2. Create a semi-standardized, yet open, curriculum that can be adopted and adapted by SUNY campuses; deliverables will include a sample course syllabus, a list of fundamental topics, sample materials for each topic, sample homework for each topic, and sample test questions for each topic. The syllabus will be designed so that it can be adopted by both four-year colleges and community colleges, to facilitate transferability within and between the two different tiers. This is termed ‘semi-standardized curriculum’ in that the focus is on recommending topics, while leaving concrete examples to individual instructors. For example, how to convert from decimal system to binary system might be a fundamental topic to cover; some slides and examples to support the topic might be developed and provided, but different instructors may come up with different examples in teaching and assignments and provide their extra materials for the topic.
3. Provide access to fundamentals of computer science to typical incoming SUNY students from NY State high schools where computer science is completely optional or not offered at all. The project also contributes to the SUNY transfer pathway initiative4.

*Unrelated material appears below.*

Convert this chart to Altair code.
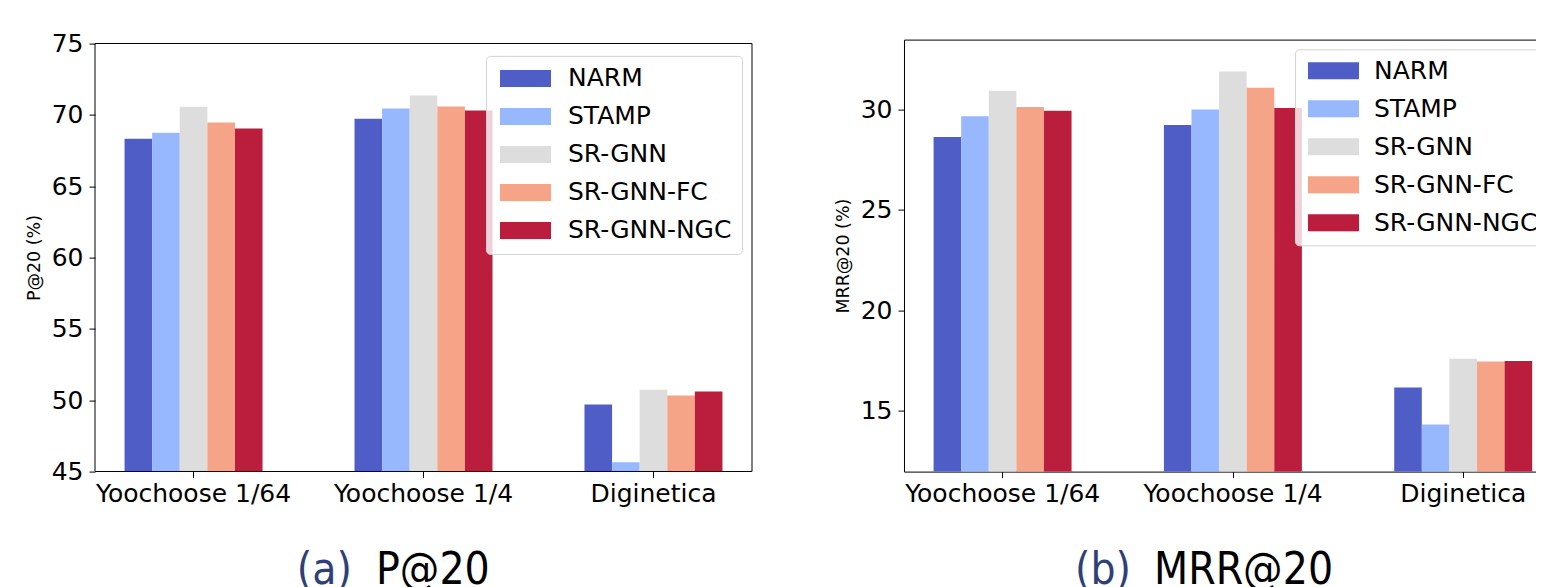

4. Address the feasibility of online delivery by designing an online friendly curriculum using proven online teaching and learning practices; and pilot teaching the course online. In order to make an educationally sound application of the proposed work, we believe pilot teaching the course on a smaller scale is a MUST in order to collect first-hand evidence and experience with the application of the proposed project. Online teaching isn’t a must for this course. Some instructors may prefer to or have to teach the course in a face-to-face environment or a flipped classroom style; this will be helpful for the team to compare the impacts of different delivery methods on this type of course.
PROJECT IMPLEMENTATION. The project will tap into the expertise and experience of multiple computer science faculty members, who have abundant experience teaching undergraduate computer science courses across the SUNY system. The PI and Co-PIs will conduct the research required to develop content and collaborate to design the course; other computer science instructors from NY State will serve as internal reviewers as the course is developed, providing essential feedback along the way. The project will also feature collaboration with instructional librarians to assist with identification of appropriate course materials for the new curriculum that are either open access or licensed and available to all SUNY students. The librarians will also assist with web development for provision of online content via the web, the SUNY Learning Network, and other platforms. The project team will:
1. Consult computer science instructors throughout NY State through surveys and interviews, and narrow the project to a manageable scope.
2. Identify and separate essential concepts from the technologies and programming efforts.
3. Examine multiple resources, including a large selection of currently used computer science texts as well as abundant online materials available on the Internet, to identify and select topics to be covered in the new course. We will also scrutinize Exploring Computer Science (ECS)2 and Computer Science Advanced Placement (CS AP) principles3 materials. Both ECS and CS AP principles are NSF funded curriculums designed to teach the fundamental concepts and big ideas of computing along with coding, and to illustrate computer science’s creative potential to K- 12 students. Given that the majority of SUNY incoming freshmen are graduates of NY State high schools, where computer science is optional, certain materials from these types of projects might be enhanced to meet the learning needs of SUNY students. Given the project time span, we will provide some samples for the different topics; however, the one-year project precludes provision of a whole new accompanying book at this time. Therefore, certain information will be provided through reference to certain chapters or websites of existing textbooks. Since the project focuses on fundamental concepts, many materials are either freely available online (e.g. YouTube or Wikipedia) or partially covered by existing textbooks. The instructors of this type of course should also already have some materials of their own. Sample materials will be provided online by the project team.
4. Pilot the course online at five SUNY colleges and offer E -learning materials curated by instructional librarians; the PI and Co-PIs will pilot teach the course at each of their institutions and collectively compile a list of E-learning materials that are relevant to the course.
5. Conduct evaluation and dissemination activities throughout the project. The project will include internal (SUNY) reviewers who will review the curriculum as it is developed, and provide feedback to the PI/Co-PIs, as well as a project evaluator who will develop survey questions for participating students and instructors, conduct the evaluation, and provide a report to the project team.
FUTURE WORK. As a pilot, the project has a somewhat narrow focus and exploratory nature. However, if the curriculum proves to be meaningful, effective and feasible, a possible extension of the project will be to develop an E -text for the entire curriculum to reduce cost to the students. Another potential ‘broader impact’ is to provide a list of fundamental topics to NY State high schools to help teachers and encourage computer science course development that would prepare students for college-level introductory computer science.